Usually there's a lot of small little tweaks you can be making that can have a tremendous amount of value. It might be something as simple as retraining your people - doing some refresher training. It could be minor configurations that were not properly setup.

Though it may not be bringing your business to its knees, but you will be leaving a lot of business value on the table because you haven't configured the software the way you ought to have. It could be that there's some integration issues or data issues. So, there's a lot of things that you can be cleaning up that are pretty low cost but can have a tremendous amount of value.

And if you spend the time and money to do that rather than just jumping to the next phase, you're really going to be able to maximize the ROI of your investment. Now the other benefit of this approach of sort of deferring and pushing off your next phase of the project is that you can learn from what you just did.
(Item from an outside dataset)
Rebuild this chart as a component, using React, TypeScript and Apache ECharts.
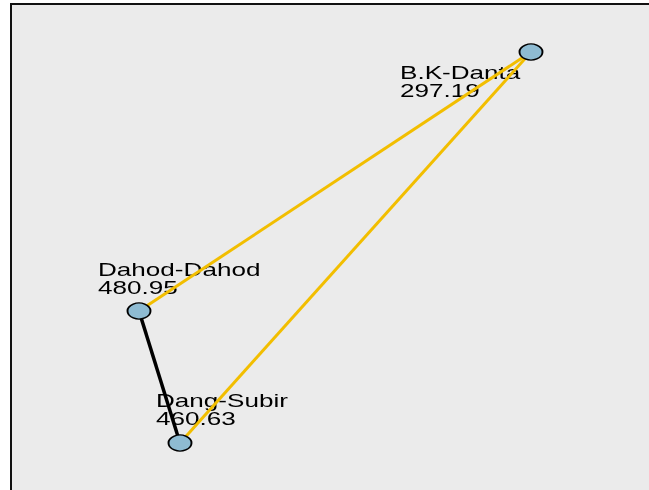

You can look at the mistakes you've made and you can fine-tune and improve the next phase.

But if we rush to the next phase, we're going to make the same mistakes again. So, we might as well spend the time to get it right, fine-tune, optimize, learn, and maximize the ROI we get in that first phase. And then on the later phases of the project, we can get smarter and be better, getting more ROI along the way.

One of the biggest things you can do is to slow down and push off your next phase of the project and really optimize post-implementation to ensure that you're getting the best business value.

I hope you find this useful on how to get more value out of your S/4HANA implementation.